İşte, Milliyetsiz Aydınlar’ın bu ard niyetli ve çirkin eylemi, tam da ülkemizde bu olumsuzlukların yoğun bir şekilde yaşandığı döneme rastlatıldı. Böylece ülkemizin havası daha da bulandırıldı. Özür dileme kampanyasına karşı çıkanlardan çok; destek verenlerin beyanları, ayrılıkçı ve ırkçı duyguları körüklüyor ve gerginliğin çoğalmasına neden oluyor.

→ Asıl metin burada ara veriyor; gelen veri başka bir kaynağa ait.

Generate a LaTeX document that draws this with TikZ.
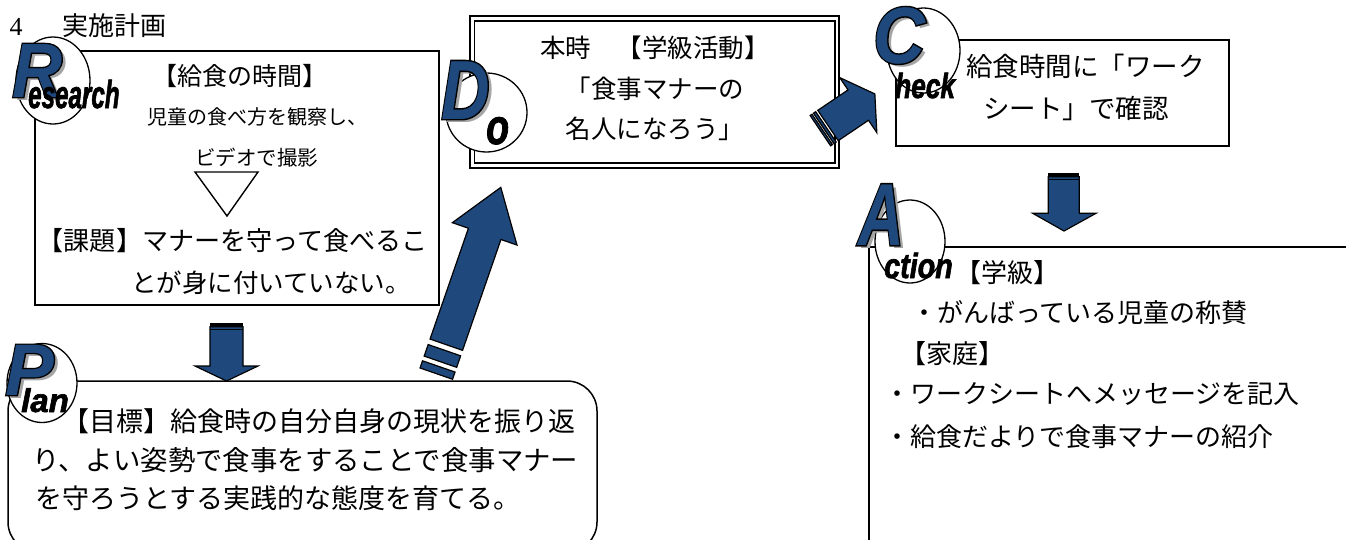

Aralarında öyle laf edenler var ki; insanın midesini bulandırıyor ve bu memleketin ekmeğini yiyen insanlardan, bu derecede milliyetsiz ve nankörlerin çıkabildiğini düşünmek insanın içini acıtıyor.
İnsan hak ve özgürlüklerinin savunucusu ve demokrasi havarisi geçinen, milliyetçilik duygusundan yoksun bu “Milliyetsiz Aydınlar”ın, yaptıklarının bilincinde olmamaları düşünülemez. Aslında bunlar; tabandaki halktan kopuk, sadece kendilerini önemseyen ve ön plana alan, kendi görüşlerini egemen kılan, bencil ve kendisini beğenmiş kişiler. Ulusal duyguların ve değerlerin bunlar için fazla önem taşımadığı anlaşılıyor.
Kesinlikle bilinen bir şey var ki, bunlar, kaş yapayım derken göz çıkarıyor ve yarattıkları dumanlı hava ile aç kurtlara davetiye gönderiyorlar.
22. 12. 2008
www.fikirplatformu.net
YORUMLAR
Saygıdeğer Dr.Sadık bey,
Bireysel tepkiler bu durumda ne derece etkli olacak , elbette doğru görüşlerin yayılması son derece önemli ama...Allahaşkına bu ülkede soruştırma makamı diye bir kurum kalmadı mı vatandaşı ve ulusu bu denli zora sokmanın anlamı nedir?Adalet mekanizmaları biz cehenneme gidince mi işleyecek?B u vurdumduymazlık içinde olanları kınıyorum.
Güzel yazınız ve yüreğinizle çok yaşayınız .Saygılar...
Değerli yazar,görüş ve anlatımınız kesinlikle takdire değer.
Ben bir de yararını yakaladım o malum na/aydınların : Sayelerinde,ülkede olması muhtemel bir kaos ortamında,bizleri arkadan vurmaya niyetli hainler,kendilerini birer birer ele vermeye başladılar. Onları tanıyalım ve tedbirlerimizi ona göre alalım diyorum ben.
Tabii bundan önce dilerim ki onlar akıllarını başlarına alsınlar. Saygılar.